And to that end, every time a person becomes a believer, the story is different as well.

MY story...would do nothing to touch you, because you aren't me. I'll tell it anyway at the end of the post to make the point.

The way it seems to work is that only God knows you deeply enough to understand what you need at that moment to make the decision. He is the only one who can provide it. Therefore, the experience is deeply personal, tuned to you alone, and once that happens, your story will not touch other non-believers either.

Mine went something like this...

I am big on Science. If somebody tells me something, I want proof. Show me the facts.

My sister and her husband were born again Christians who invited me to visit them in Rhode Island. The first night of the visit, we had dinner, and what I suspected was true they cornered me in the living room and started talking about Christ. But I was prepared for them.

We argued for 9 hours, and at about 3am I was closing in on a logical trap when suddenly...I believed.

Now here is the interesting part to me - I don't remember any of that debate, not one word. Nothing of what they said touched me at the time, in fact they told me later my argument was so good that I had shaken their beliefs a little.

There was no reason for me to believe. That's why I believe so fervently.

See, my mind is not built this way.
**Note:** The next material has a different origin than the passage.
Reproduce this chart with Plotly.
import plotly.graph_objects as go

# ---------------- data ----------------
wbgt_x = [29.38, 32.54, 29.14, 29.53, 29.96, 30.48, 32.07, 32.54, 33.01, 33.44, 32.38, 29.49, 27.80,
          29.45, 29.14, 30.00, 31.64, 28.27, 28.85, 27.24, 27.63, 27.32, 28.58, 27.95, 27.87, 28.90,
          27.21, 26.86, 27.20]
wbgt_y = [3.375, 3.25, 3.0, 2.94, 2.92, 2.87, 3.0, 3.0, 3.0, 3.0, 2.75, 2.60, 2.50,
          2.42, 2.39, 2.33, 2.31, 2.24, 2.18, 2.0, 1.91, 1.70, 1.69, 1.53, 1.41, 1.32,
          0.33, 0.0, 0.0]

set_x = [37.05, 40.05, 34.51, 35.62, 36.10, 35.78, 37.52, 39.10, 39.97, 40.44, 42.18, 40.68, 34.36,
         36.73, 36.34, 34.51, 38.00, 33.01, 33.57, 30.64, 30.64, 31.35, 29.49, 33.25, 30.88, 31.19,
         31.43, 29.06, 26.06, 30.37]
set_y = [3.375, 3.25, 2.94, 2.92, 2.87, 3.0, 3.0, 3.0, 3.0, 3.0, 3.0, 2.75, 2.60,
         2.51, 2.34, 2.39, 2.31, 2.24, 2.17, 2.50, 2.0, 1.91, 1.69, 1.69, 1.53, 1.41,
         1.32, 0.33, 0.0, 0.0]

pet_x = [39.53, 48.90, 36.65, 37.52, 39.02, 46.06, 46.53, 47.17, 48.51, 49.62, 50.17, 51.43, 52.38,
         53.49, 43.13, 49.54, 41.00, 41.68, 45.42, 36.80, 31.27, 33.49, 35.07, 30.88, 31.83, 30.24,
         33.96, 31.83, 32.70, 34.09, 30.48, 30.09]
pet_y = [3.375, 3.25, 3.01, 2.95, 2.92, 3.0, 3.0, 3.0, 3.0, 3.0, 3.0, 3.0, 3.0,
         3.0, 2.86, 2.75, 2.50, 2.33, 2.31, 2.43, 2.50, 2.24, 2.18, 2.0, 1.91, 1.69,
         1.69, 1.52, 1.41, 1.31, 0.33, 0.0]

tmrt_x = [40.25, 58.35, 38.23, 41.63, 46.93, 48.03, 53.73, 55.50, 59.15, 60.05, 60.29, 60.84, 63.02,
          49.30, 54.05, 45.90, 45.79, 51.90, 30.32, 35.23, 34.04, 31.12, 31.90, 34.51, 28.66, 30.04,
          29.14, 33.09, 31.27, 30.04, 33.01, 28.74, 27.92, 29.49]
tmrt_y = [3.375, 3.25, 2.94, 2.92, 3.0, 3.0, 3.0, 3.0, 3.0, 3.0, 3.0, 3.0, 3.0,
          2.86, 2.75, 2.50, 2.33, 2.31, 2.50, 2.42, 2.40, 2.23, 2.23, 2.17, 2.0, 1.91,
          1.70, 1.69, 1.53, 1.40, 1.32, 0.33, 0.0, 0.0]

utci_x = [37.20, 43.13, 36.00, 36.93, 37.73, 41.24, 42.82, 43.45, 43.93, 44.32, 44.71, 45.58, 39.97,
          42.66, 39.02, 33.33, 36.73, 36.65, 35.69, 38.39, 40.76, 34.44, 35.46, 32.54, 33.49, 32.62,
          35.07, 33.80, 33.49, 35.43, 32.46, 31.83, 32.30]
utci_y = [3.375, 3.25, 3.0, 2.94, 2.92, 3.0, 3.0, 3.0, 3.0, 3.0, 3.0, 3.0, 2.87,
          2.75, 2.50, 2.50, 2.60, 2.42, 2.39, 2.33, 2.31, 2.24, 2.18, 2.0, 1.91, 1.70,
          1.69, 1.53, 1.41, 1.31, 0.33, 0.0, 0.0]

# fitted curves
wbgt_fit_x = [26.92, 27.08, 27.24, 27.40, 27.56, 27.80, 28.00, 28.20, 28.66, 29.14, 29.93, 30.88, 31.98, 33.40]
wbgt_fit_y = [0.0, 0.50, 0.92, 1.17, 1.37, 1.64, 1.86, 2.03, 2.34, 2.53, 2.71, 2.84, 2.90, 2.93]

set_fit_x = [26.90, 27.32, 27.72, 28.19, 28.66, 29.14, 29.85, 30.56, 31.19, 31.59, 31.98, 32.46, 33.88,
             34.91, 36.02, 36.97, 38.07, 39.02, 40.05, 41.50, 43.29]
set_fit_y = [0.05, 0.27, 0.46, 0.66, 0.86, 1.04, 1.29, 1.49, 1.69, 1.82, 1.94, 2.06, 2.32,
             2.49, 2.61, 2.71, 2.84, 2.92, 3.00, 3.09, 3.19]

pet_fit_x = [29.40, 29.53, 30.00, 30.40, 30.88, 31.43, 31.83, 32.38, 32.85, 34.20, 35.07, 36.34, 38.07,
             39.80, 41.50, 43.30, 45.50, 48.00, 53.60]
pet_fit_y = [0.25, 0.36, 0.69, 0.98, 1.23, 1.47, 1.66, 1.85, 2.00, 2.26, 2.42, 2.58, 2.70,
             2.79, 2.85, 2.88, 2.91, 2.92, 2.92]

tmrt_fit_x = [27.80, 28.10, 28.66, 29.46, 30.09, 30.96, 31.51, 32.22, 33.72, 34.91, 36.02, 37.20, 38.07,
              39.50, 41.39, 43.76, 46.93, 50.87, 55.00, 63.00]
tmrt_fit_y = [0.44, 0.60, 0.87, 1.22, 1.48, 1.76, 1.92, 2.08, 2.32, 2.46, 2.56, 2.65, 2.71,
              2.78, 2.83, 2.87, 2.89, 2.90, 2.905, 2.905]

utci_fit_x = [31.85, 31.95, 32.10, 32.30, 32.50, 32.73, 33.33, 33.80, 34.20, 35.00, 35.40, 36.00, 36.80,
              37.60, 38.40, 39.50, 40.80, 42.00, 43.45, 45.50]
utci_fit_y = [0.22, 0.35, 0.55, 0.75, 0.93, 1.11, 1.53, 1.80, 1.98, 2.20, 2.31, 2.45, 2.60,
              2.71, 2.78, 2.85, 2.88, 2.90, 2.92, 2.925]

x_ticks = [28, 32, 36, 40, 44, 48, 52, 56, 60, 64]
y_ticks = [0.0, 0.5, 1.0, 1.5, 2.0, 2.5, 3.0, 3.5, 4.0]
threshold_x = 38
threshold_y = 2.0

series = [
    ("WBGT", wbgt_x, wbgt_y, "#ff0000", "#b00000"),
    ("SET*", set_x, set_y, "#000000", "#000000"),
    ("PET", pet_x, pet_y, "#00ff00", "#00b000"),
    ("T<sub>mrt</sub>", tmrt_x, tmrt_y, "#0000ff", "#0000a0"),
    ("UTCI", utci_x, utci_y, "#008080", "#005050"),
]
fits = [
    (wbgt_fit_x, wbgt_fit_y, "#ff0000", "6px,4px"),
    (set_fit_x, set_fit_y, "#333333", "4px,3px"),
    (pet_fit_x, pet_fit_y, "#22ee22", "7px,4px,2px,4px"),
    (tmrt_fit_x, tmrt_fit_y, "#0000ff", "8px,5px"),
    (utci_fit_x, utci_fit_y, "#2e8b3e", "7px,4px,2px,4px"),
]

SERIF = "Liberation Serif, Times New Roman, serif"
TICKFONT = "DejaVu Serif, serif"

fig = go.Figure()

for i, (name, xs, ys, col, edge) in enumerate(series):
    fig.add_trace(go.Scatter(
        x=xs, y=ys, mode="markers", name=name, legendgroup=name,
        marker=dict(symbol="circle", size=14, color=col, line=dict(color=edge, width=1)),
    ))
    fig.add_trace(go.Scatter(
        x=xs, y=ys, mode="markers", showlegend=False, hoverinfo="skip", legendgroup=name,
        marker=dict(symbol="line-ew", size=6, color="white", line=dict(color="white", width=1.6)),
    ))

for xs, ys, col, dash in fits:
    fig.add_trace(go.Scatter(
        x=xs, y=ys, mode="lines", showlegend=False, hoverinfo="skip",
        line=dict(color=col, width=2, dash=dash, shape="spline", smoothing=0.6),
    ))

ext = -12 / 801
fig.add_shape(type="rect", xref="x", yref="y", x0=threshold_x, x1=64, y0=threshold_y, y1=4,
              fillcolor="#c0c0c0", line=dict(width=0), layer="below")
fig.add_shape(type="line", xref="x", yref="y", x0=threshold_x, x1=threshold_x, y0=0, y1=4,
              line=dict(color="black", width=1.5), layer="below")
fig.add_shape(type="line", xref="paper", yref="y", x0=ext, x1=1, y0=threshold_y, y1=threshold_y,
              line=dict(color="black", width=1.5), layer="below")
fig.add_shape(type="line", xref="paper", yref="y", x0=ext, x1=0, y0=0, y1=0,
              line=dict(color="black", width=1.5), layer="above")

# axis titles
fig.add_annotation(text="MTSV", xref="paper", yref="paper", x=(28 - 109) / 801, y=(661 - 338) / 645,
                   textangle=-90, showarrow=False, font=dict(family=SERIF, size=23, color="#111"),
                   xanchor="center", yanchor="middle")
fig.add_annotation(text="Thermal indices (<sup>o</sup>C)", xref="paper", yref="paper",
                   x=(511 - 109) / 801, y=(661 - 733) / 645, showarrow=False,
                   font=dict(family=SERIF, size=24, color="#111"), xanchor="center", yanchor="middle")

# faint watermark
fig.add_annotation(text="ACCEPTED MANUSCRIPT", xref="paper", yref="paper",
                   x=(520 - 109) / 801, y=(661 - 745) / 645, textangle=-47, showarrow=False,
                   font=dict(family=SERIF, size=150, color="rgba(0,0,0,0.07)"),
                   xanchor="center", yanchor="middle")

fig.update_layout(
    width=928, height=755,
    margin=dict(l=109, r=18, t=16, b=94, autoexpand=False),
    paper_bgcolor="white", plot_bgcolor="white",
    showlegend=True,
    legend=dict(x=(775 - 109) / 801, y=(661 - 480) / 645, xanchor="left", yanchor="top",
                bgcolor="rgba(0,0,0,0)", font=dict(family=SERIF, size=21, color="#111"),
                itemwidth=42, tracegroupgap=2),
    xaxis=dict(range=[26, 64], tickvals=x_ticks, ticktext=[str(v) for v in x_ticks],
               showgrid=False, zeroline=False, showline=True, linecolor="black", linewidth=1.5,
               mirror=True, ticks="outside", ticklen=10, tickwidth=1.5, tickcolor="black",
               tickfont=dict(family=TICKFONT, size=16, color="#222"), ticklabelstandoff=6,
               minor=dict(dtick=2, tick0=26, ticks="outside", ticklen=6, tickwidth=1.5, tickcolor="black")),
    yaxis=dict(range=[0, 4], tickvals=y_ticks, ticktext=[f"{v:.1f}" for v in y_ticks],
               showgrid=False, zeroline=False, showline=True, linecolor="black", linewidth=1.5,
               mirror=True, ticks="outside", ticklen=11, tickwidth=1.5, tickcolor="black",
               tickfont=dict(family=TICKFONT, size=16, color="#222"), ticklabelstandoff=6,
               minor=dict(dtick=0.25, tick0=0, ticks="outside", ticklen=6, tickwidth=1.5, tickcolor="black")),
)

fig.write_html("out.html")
Like I said, I needed proof and there was none, and I knew it. The only way I could possibly come to accept this as truth, is if it happened on blind faith.

And since it did happen, and that isn't me or my way, then only a vastly superior being could have understood precisely what was required for me to change my mind. I believed, with no facts presented. Therefore God exists. That occurred in a blink of an eye.

What happened to me...would have no effect on you. What would convince you is deeply personal, and lays squarely between you and God.

If you are searching for a touching story that would convince you of the Truth, then what you are looking for is your own story that will develop in the days to come. Mine is unworthy of mention in your case.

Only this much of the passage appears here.